What could be easier than chocolate covered fruit?  A refreshing and delicious dessert, this is by far one of my favorite things.  I love oranges, strawberries or bananas dipped in chocolate. 

These should be eaten immediately, or within 24 hours of making {bummer, right?}.

Some variations include:  melt 2 ounces of white chocolate to drizzle on top or chop nuts {pistachios or almonds would taste great} and dip the strawberry in the nuts after the chocolate.

Chocolate Covered Strawberries
Makes 20 berries

8 oz. chocolate - semisweet or milk, or a combination {I use 4 oz. milk and 2 oz. semisweet to cut down the sweetness}
1 T. shortening or canola oil
1 pound {approx. 20 berries} strawberries, stem on

Bring the strawberries to room temperature.  This will prevent sweating of the berries while you're dipping them. 

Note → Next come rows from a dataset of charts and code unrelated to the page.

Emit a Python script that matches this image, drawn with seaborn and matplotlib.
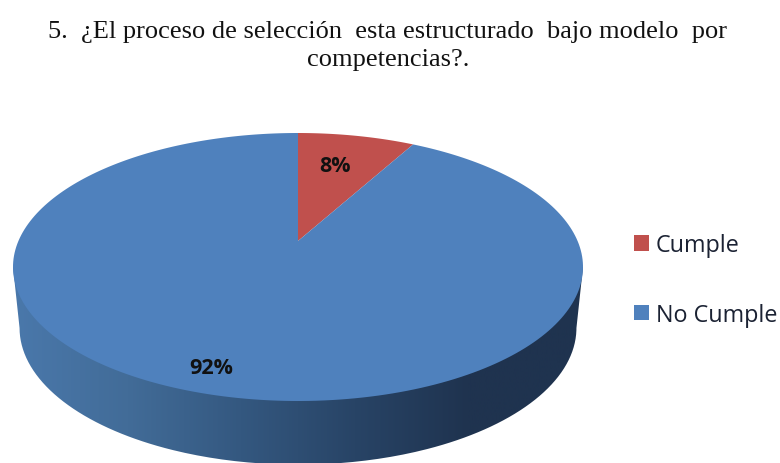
import numpy as np
import matplotlib
matplotlib.use("Agg")
import matplotlib.pyplot as plt
import seaborn as sns
from matplotlib.path import Path
from matplotlib.transforms import Affine2D, Transform

# --- Datos ---
labels = ["Cumple", "No Cumple"]
values = [8, 92]
slice_colors = ["#C0504D", "#4F81BD"]
title = "5.  ¿El proceso de selección  esta estructurado  bajo modelo  por\ncompetencias?."
side_colors = ["#4A78AB", "#426C98", "#345880", "#284466", "#1F334F", "#1F334F"]

W, H = 780, 464
# elipse de la cara superior en pixeles
CX, CY, RX, RY = 298, 268, 285, 134
APEX = 26 / RY  # el vertice queda por encima del centro (perspectiva)

sns.set_theme(style="white")
plt.rcParams['font.family'] = ['Open Sans', 'DejaVu Sans']


class Perspective(Transform):
    """Lleva el circulo unidad a si mismo, moviendo el centro hacia arriba."""
    input_dims = 2
    output_dims = 2

    def transform_non_affine(self, xy):
        xy = np.asarray(xy, dtype=float)
        d = 1 + APEX * xy[:, 1]
        return np.column_stack([xy[:, 0] * np.sqrt(1 - APEX ** 2) / d, (xy[:, 1] + APEX) / d])

    def transform_path_non_affine(self, path):
        poly = path.to_polygons(Affine2D().scale(2000))[0] / 2000
        return Path(self.transform_non_affine(poly), closed=True)


fig = plt.figure(figsize=(W / 100, H / 100), dpi=100)
ax = fig.add_axes([0, 0, 1, 1])

wedges, _, autotexts = ax.pie(values, colors=slice_colors, startangle=90, counterclock=False,
                              autopct='%d%%', wedgeprops={'linewidth': 0},
                              textprops={'fontsize': 15.5, 'fontweight': 'bold', 'color': '#111111'})
for w in wedges:
    w.set_transform(Perspective() + ax.transData)

# pared lateral con degradado
DEPTH, SIDE_RX, SIDE_RY = 0.455, 0.977, 1.02
t = np.linspace(np.pi, 2 * np.pi, 200)
side_x = np.r_[-1, SIDE_RX * np.cos(t), 1]
side_y = np.r_[0, SIDE_RY * np.sin(t) - DEPTH, 0]
side_path = Path(np.column_stack([side_x, side_y]), closed=False)
grad = np.linspace(0, 1, 256).reshape(1, -1)
im = ax.imshow(grad, cmap=sns.blend_palette(side_colors, as_cmap=True), aspect='auto',
               extent=(-1, 1, -2, 1), zorder=0)
im.set_clip_path(side_path, ax.transData)

ax.set_aspect('auto')
ax.set_xlim(-CX / RX, (W - CX) / RX)
ax.set_ylim(-(H - CY) / RY, CY / RY)

# etiquetas de porcentaje
autotexts[0].set_position(((335 - CX) / RX, (CY - 167) / RY))
autotexts[1].set_position(((211 - CX) / RX, (CY - 369) / RY))

fig.text(388 / W, 1 - 46 / H, title, ha='center', va='center', color='#111111',
         family='Liberation Serif', fontsize=19, linespacing=1.38)

leg = ax.legend(wedges, labels, loc='center left', bbox_to_anchor=(634 / W, 1 - 281 / H),
                frameon=False, fontsize=16.8, handlelength=0.64, handleheight=0.64,
                handletextpad=0.3, labelspacing=1.97, borderpad=0, borderaxespad=0,
                labelcolor='#1B2233')

fig.savefig('out.png', dpi=100)
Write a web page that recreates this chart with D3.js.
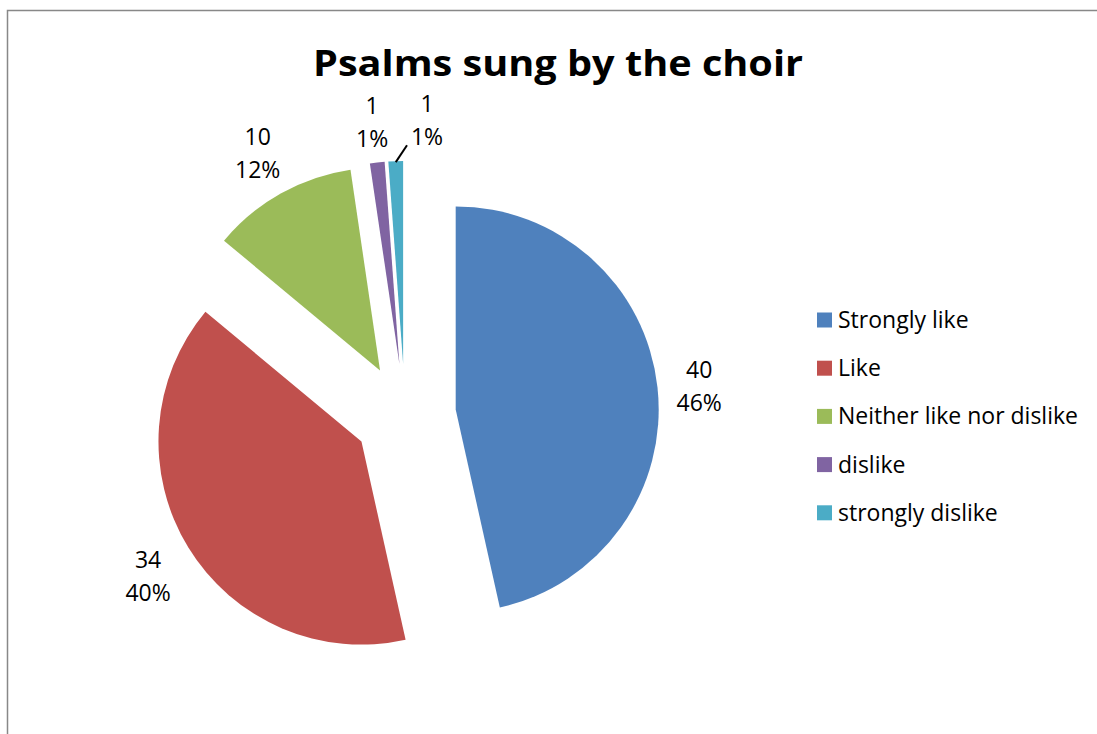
<!DOCTYPE html>
<html>
<head>
<meta charset="utf-8">
<script src="https://cdn.jsdelivr.net/npm/d3@7"></script>
<style>
  html, body { margin: 0; padding: 0; background: #fff; }
  text { font-family: "Open Sans", "Liberation Sans", sans-serif; fill: #000; }
</style>
</head>
<body>
<div id="chart"></div>
<script>
const WIDTH = 1097;
const HEIGHT = 734;

// --------------- Data ---------------
const categories = ["Strongly like", "Like", "Neither like nor dislike", "dislike", "strongly dislike"];
const counts = [40, 34, 10, 1, 1];
const pctLabels = ["46%", "40%", "12%", "1%", "1%"];
const colors = ["#4F81BD", "#C0504D", "#9BBB59", "#8064A2", "#4BACC6"];

const CENTER = [405, 415];
const RADIUS = 203;
const EXPLODE = 51;
const LABEL_R = 250;

const svg = d3.select("#chart").append("svg")
  .attr("width", WIDTH)
  .attr("height", HEIGHT);

// chart frame (top + left edges visible)
svg.append("path")
  .attr("d", `M7.5,${HEIGHT + 5} L7.5,10.5 L${WIDTH + 5},10.5`)
  .attr("fill", "none")
  .attr("stroke", "#888")
  .attr("stroke-width", 1.5);

// title
svg.append("text")
  .attr("x", 558)
  .attr("y", 76)
  .attr("text-anchor", "middle")
  .attr("font-size", 35)
  .attr("font-weight", "bold")
  .attr("textLength", 490)
  .attr("lengthAdjust", "spacingAndGlyphs")
  .text("Psalms sung by the choir");

// --------------- Pie ---------------
const rows = categories.map((c, i) => ({ name: c, value: counts[i], pct: pctLabels[i], color: colors[i] }));

const pie = d3.pie().sort(null).value(d => d.value);
const arc = d3.arc().innerRadius(0).outerRadius(RADIUS);
const arcs = pie(rows);

function midDir(d) {
  const m = (d.startAngle + d.endAngle) / 2;
  return [Math.sin(m), -Math.cos(m)];
}

const g = svg.append("g").attr("transform", `translate(${CENTER[0]},${CENTER[1]})`);

g.selectAll("path.slice")
  .data(arcs)
  .enter()
  .append("path")
  .attr("class", "slice")
  .attr("d", arc)
  .attr("fill", d => d.data.color)
  .attr("transform", d => {
    const [dx, dy] = midDir(d);
    return `translate(${dx * EXPLODE},${dy * EXPLODE})`;
  });

// label nudges where excel moved labels away from collisions
const nudge = { 0: [-5, 5], 1: [0, 5], 2: [0, 1], 3: [0, 7], 4: [33, 7] };

const labels = g.selectAll("g.lbl")
  .data(arcs)
  .enter()
  .append("g")
  .attr("class", "lbl")
  .attr("transform", (d, i) => {
    const [dx, dy] = midDir(d);
    const n = nudge[i] || [0, 0];
    const x = dx * EXPLODE + dx * LABEL_R + n[0];
    const y = dy * EXPLODE + dy * LABEL_R + n[1];
    return `translate(${x},${y})`;
  });

labels.append("text")
  .attr("text-anchor", "middle")
  .attr("font-size", 23)
  .attr("y", -9)
  .text(d => d.data.value);

labels.append("text")
  .attr("text-anchor", "middle")
  .attr("font-size", 23)
  .attr("y", 24)
  .text(d => d.data.pct);

// leader line for the small slice whose label was pushed aside
arcs.forEach((d, i) => {
  if (i !== 4) return;
  const [dx, dy] = midDir(d);
  const ex = dx * EXPLODE, ey = dy * EXPLODE;
  const p0 = [ex + dx * (RADIUS - 1), ey + dy * (RADIUS - 1)];
  const lx = ex + dx * LABEL_R + nudge[i][0];
  const ly = ey + dy * LABEL_R + nudge[i][1];
  const p1 = [lx - 20, ly + 24];
  g.append("line")
    .attr("x1", p0[0]).attr("y1", p0[1])
    .attr("x2", p1[0]).attr("y2", p1[1])
    .attr("stroke", "#000")
    .attr("stroke-width", 2);
});

// --------------- Legend ---------------
const legend = svg.append("g").attr("transform", "translate(817,320)");
const item = legend.selectAll("g")
  .data(rows)
  .enter()
  .append("g")
  .attr("transform", (d, i) => `translate(0,${i * 48.2})`);

item.append("rect")
  .attr("x", 0)
  .attr("y", -7.5)
  .attr("width", 15)
  .attr("height", 15)
  .attr("fill", d => d.color);

item.append("text")
  .attr("x", 21)
  .attr("y", 8)
  .attr("font-size", 23)
  .text(d => d.name);
</script>
</body>
</html>
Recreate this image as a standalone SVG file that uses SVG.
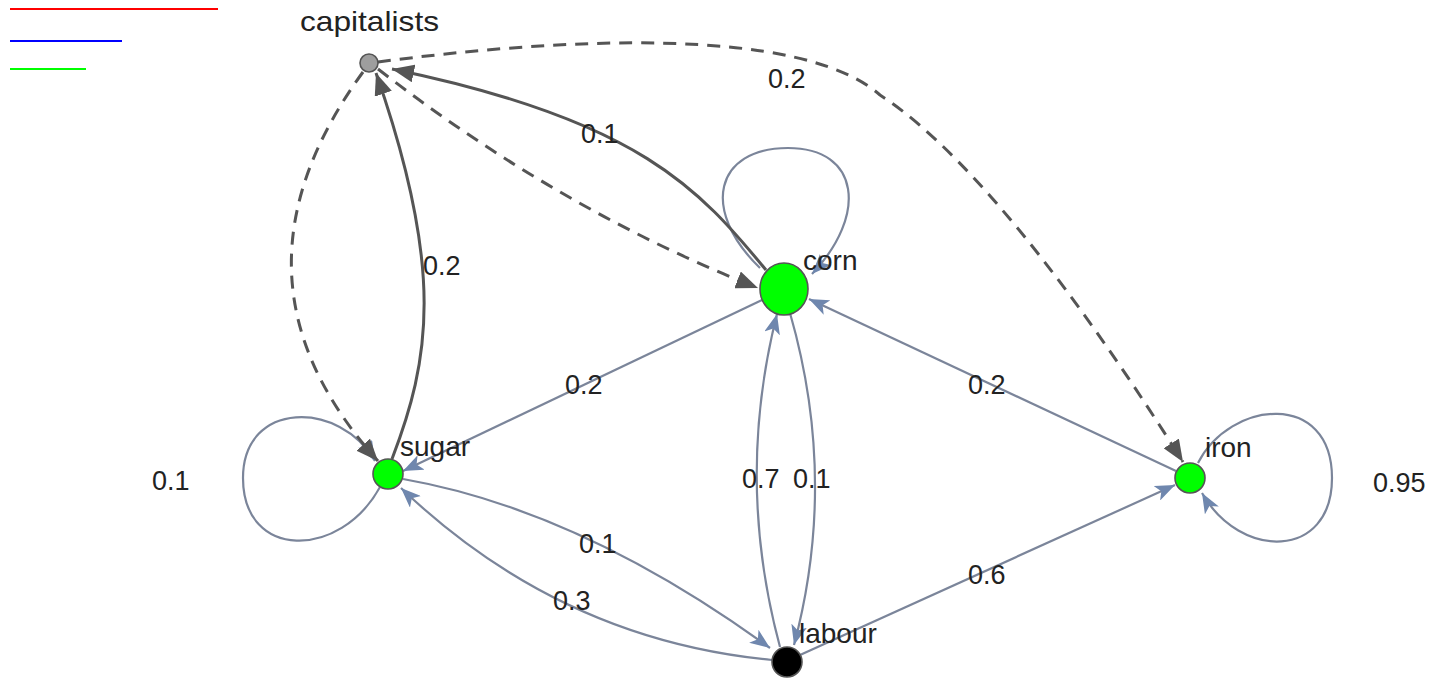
<svg xmlns="http://www.w3.org/2000/svg" width="1436" height="679" viewBox="0 0 1436 679">
  <style>
    .flow { fill: none; stroke: #7b859a; stroke-width: 2.2; }
    .own { fill: none; stroke: #555555; stroke-width: 3; stroke-linecap: butt; }
    .dash { stroke-dasharray: 13 9; }
    .node { stroke: #555555; stroke-width: 1.6; }
    .lbl { font-family: "Liberation Sans", Arial, sans-serif; font-size: 28px; fill: #222222; }
    .val { font-family: "Liberation Sans", Arial, sans-serif; font-size: 27px; fill: #222222; }
    .key { stroke-width: 2; }
  </style>
  <defs>
    <marker id="headDark" markerUnits="userSpaceOnUse" markerWidth="24" markerHeight="18" refX="22" refY="9" orient="auto">
      <path d="M0,0 L22,9 L0,18 Z" fill="#555555"/>
    </marker>
    <marker id="headFlow" markerUnits="userSpaceOnUse" markerWidth="22" markerHeight="16" refX="20" refY="8" orient="auto">
      <path d="M0,0 L20,8 L0,16 L5,8 Z" fill="#6f87ae"/>
    </marker>
  </defs>

  <rect width="1436" height="679" fill="#ffffff"/>

  <!-- key lines -->
  <g id="key">
    <line class="key" x1="10" y1="9" x2="218" y2="9" stroke="#ff0000"/>
    <line class="key" x1="10" y1="41" x2="122" y2="41" stroke="#0000ff"/>
    <line class="key" x1="10" y1="69" x2="86" y2="69" stroke="#00ff00"/>
  </g>

  <g id="connectors">
    <!-- commodity flows -->
    <path class="flow" d="M760,268 C700,210 715,148 788,148 C860,148 868,215 812,274" marker-end="url(#headFlow)"/>
    <path class="flow" d="M380,487 C340,560 243,560 243,478 C243,400 340,400 375,461" marker-end="url(#headFlow)"/>
    <path class="flow" d="M1198,463 C1230,400 1332,390 1332,478 C1332,560 1240,560 1202,493" marker-end="url(#headFlow)"/>
    <path class="flow" d="M762,300 L403,471" marker-end="url(#headFlow)"/>
    <path class="flow" d="M1176,471 L809,299" marker-end="url(#headFlow)"/>
    <path class="flow" d="M800,655 L1175,485" marker-end="url(#headFlow)"/>
    <path class="flow" d="M780,647 Q735,480 777,314" marker-end="url(#headFlow)"/>
    <path class="flow" d="M790,313 Q838,480 794,645" marker-end="url(#headFlow)"/>
    <path class="flow" d="M403,479 Q580,510 770,648" marker-end="url(#headFlow)"/>
    <path class="flow" d="M772,660 Q560,640 401,488" marker-end="url(#headFlow)"/>

    <!-- ownership links -->
    <path class="own" d="M392,459 C430,360 445,270 376,73" marker-end="url(#headDark)"/>
    <path class="own" d="M766,270 C700,190 640,120 392,69" marker-end="url(#headDark)"/>
    <path class="own dash" d="M378,69 Q560,210 758,288" marker-end="url(#headDark)"/>
    <path class="own dash" d="M363,72 C270,200 260,330 378,461" marker-end="url(#headDark)"/>
    <path class="own dash" d="M378,62 C560,38 800,25 880,95 C980,160 1100,330 1183,462" marker-end="url(#headDark)"/>
  </g>

  <g id="values">
    <text class="val" x="768" y="88">0.2</text>
    <text class="val" x="581" y="143" fill="#000000">0.1</text>
    <text class="val" x="423" y="275" fill="#000000">0.2</text>
    <text class="val" x="565" y="394">0.2</text>
    <text class="val" x="968" y="394">0.2</text>
    <text class="val" x="742" y="488">0.7</text>
    <text class="val" x="793" y="488">0.1</text>
    <text class="val" x="152" y="490">0.1</text>
    <text class="val" x="1373" y="492">0.95</text>
    <text class="val" x="579" y="553">0.1</text>
    <text class="val" x="553" y="610">0.3</text>
    <text class="val" x="968" y="584">0.6</text>
  </g>

  <g id="capitalists">
    <circle class="node" cx="369" cy="63" r="9" fill="#9e9e9e"/>
    <text class="lbl" x="300" y="31" fill="#000000" textLength="139" lengthAdjust="spacingAndGlyphs">capitalists</text>
  </g>
  <g id="corn">
    <ellipse class="node" cx="784" cy="289" rx="24" ry="26" fill="#00ff00"/>
    <text class="lbl" x="803" y="270">corn</text>
  </g>
  <g id="sugar">
    <circle class="node" cx="388" cy="474" r="15" fill="#00ff00"/>
    <text class="lbl" x="400" y="456">sugar</text>
  </g>
  <g id="iron">
    <circle class="node" cx="1190" cy="478" r="15" fill="#00ff00"/>
    <text class="lbl" x="1205" y="457">iron</text>
  </g>
  <g id="labour">
    <circle class="node" cx="787" cy="662" r="15" fill="#000000"/>
    <text class="lbl" x="799" y="643">labour</text>
  </g>
</svg>
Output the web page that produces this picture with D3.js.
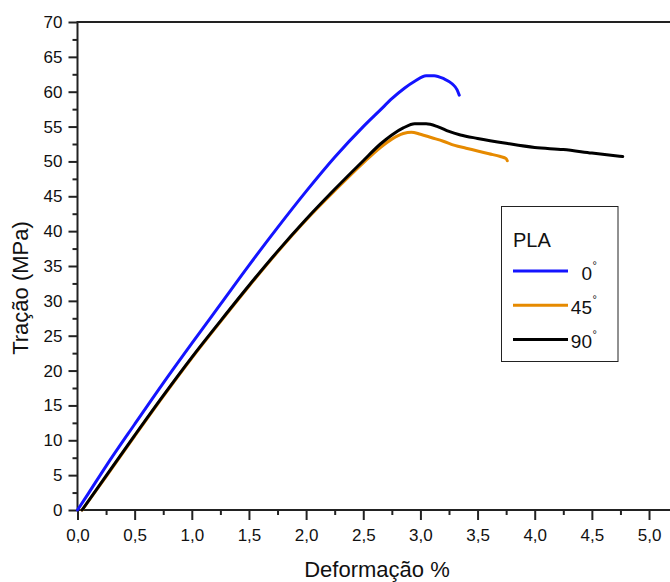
<!DOCTYPE html>
<html>
<head>
<meta charset="utf-8">
<script src="https://cdn.jsdelivr.net/npm/d3@7"></script>
<style>
  body { margin: 0; background: #fff; }
  svg { display: block; font-family: "Liberation Sans", Arial, sans-serif; }
</style>
</head>
<body>
<svg id="chart"></svg>
<script>
const width = 670;
const height = 582;

// PLA 0 graus
const x0 = [0.00, 0.10, 0.25, 0.50, 0.75, 1.00, 1.25, 1.50, 1.75, 2.00, 2.25, 2.50, 2.65, 2.75, 2.86, 2.95, 3.05, 3.12, 3.20, 3.28, 3.32, 3.34];
const y0 = [0.0, 2.5, 6.3, 12.3, 18.2, 23.9, 29.5, 35.1, 40.5, 45.7, 50.6, 55.0, 57.4, 59.0, 60.5, 61.5, 62.3, 62.3, 61.9, 61.1, 60.3, 59.5];

// PLA 45 graus
const x45 = [0.04, 0.25, 0.50, 0.75, 1.00, 1.25, 1.50, 1.75, 2.00, 2.25, 2.50, 2.65, 2.75, 2.85, 2.92, 3.00, 3.10, 3.20, 3.30, 3.40, 3.50, 3.60, 3.70, 3.75, 3.76];
const y45 = [0.0, 4.8, 10.6, 16.3, 21.8, 27.0, 32.1, 37.0, 41.6, 45.8, 49.8, 52.0, 53.2, 54.0, 54.2, 53.9, 53.4, 52.9, 52.3, 51.9, 51.5, 51.1, 50.7, 50.4, 50.1];

// PLA 90 graus
const x90 = [0.04, 0.25, 0.50, 0.75, 1.00, 1.25, 1.50, 1.75, 2.00, 2.25, 2.50, 2.65, 2.75, 2.85, 2.95, 3.05, 3.15, 3.25, 3.35, 3.50, 3.75, 4.00, 4.25, 4.50, 4.77];
const y90 = [0.0, 4.9, 10.7, 16.4, 21.9, 27.1, 32.2, 37.1, 41.7, 46.0, 50.1, 52.5, 53.8, 54.8, 55.4, 55.4, 55.0, 54.3, 53.8, 53.3, 52.6, 52.0, 51.7, 51.2, 50.7];

const seriesNames = ["0", "45", "90"];
const seriesColors = ["#1414ff", "#e68a00", "#000000"];

const xTicks = [0, 0.5, 1.0, 1.5, 2.0, 2.5, 3.0, 3.5, 4.0, 4.5, 5.0];
const yTicks = [0, 5, 10, 15, 20, 25, 30, 35, 40, 45, 50, 55, 60, 65, 70];

const series = [
  { name: seriesNames[0], color: seriesColors[0], values: x0.map((x, i) => ({ x: x, y: y0[i] })) },
  { name: seriesNames[1], color: seriesColors[1], values: x45.map((x, i) => ({ x: x, y: y45[i] })) },
  { name: seriesNames[2], color: seriesColors[2], values: x90.map((x, i) => ({ x: x, y: y90[i] })) }
];

const svg = d3.select("#chart")
  .attr("width", width)
  .attr("height", height);

const xScale = d3.scaleLinear().domain([0, 5.25]).range([77.5, 677.6]);
const yScale = d3.scaleLinear().domain([0, 70]).range([510, 22]);

const fmt = d => d3.format(".1f")(d).replace(".", ",");

// frame (right side falls outside the picture)
svg.append("rect")
  .attr("x", xScale(0))
  .attr("y", yScale(70))
  .attr("width", xScale(5.25) - xScale(0))
  .attr("height", yScale(0) - yScale(70))
  .attr("fill", "none")
  .attr("stroke", "#222")
  .attr("stroke-width", 2);

// x axis
svg.append("g")
  .attr("transform", `translate(0,${yScale(0)})`)
  .call(d3.axisBottom(xScale).tickValues(xTicks).tickSize(10).tickPadding(9).tickFormat(fmt));
svg.append("g")
  .attr("transform", `translate(0,${yScale(0)})`)
  .call(d3.axisBottom(xScale).tickValues(d3.range(0.25, 5.25, 0.5)).tickSize(5).tickFormat(""));

// y axis
svg.append("g")
  .attr("transform", `translate(${xScale(0)},0)`)
  .call(d3.axisLeft(yScale).tickValues(yTicks).tickSize(9).tickPadding(6));
svg.append("g")
  .attr("transform", `translate(${xScale(0)},0)`)
  .call(d3.axisLeft(yScale).tickValues(d3.range(2.5, 70, 5)).tickSize(5).tickFormat(""));

svg.selectAll(".domain").remove();
svg.selectAll(".tick line").attr("stroke", "#222").attr("stroke-width", 2);
svg.selectAll(".tick text")
  .attr("fill", "#111")
  .style("font-size", "17px")
  .style("font-family", "'Liberation Sans', Arial, sans-serif");

// axis titles
svg.append("text")
  .attr("x", 377)
  .attr("y", 577)
  .attr("text-anchor", "middle")
  .style("font-size", "22px")
  .attr("fill", "#111")
  .text("Deformação %");

svg.append("text")
  .attr("transform", "translate(28,288) rotate(-90)")
  .attr("text-anchor", "middle")
  .style("font-size", "22px")
  .attr("fill", "#111")
  .text("Tração (MPa)");

// curves
const line = d3.line()
  .x(d => xScale(d.x))
  .y(d => yScale(d.y))
  .curve(d3.curveMonotoneX);

svg.selectAll(".curve")
  .data(series)
  .enter()
  .append("path")
  .attr("class", "curve")
  .attr("fill", "none")
  .attr("stroke", d => d.color)
  .attr("stroke-width", 3)
  .attr("stroke-linejoin", "round")
  .attr("stroke-linecap", "round")
  .attr("d", d => line(d.values));

// legend
const legend = svg.append("g");
legend.append("rect")
  .attr("x", 501.5)
  .attr("y", 206.5)
  .attr("width", 116.5)
  .attr("height", 155)
  .attr("fill", "#fff")
  .attr("stroke", "#222")
  .attr("stroke-width", 1);

legend.append("text")
  .attr("x", 513)
  .attr("y", 247)
  .style("font-size", "20px")
  .attr("fill", "#111")
  .text("PLA");

const rows = legend.selectAll(".leg-row")
  .data(series)
  .enter()
  .append("g")
  .attr("class", "leg-row")
  .attr("transform", (d, i) => `translate(0,${271 + i * 34.3})`);

rows.append("line")
  .attr("x1", 513)
  .attr("x2", 568)
  .attr("stroke", d => d.color)
  .attr("stroke-width", 3);

rows.append("text")
  .attr("x", 592)
  .attr("y", 8.5)
  .attr("text-anchor", "end")
  .style("font-size", "19px")
  .attr("fill", "#111")
  .text(d => d.name);

rows.append("text")
  .attr("x", 592.5)
  .attr("y", -2)
  .style("font-size", "11px")
  .attr("fill", "#111")
  .text("°");
</script>
</body>
</html>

Line a baking sheet with waxed paper to lay the dipped berries on, or, if you don't want a flat side, take a piece of foam block and insert toothpicks into the stem area of each strawberry.  Once the berry is dipped, you can turn it upside down and insert the opposite end of the toothpick into the foam block.  Allow the chocolate to harden before removing.

In a small saucepan over low heat, melt the chocolate with the shortening until fully melted, stirring frequently.  Remove from heat.  {Alternatively, put chocolate and shortening in a microwave safe bowl and microwave for 40 seconds, stir, then in 10 second intervals, stirring between each, until melted}.  Holding the stem end, dip each berry into chocolate, swirling slightly to ensure even distribution, then place berry on prepared pan.  Repeat this with each berry. 

If you need to refrigerate the berries overnight they will sweat when they are removed from refrigeration so remove them an hour prior to serving and remove any moisture with a paper towel.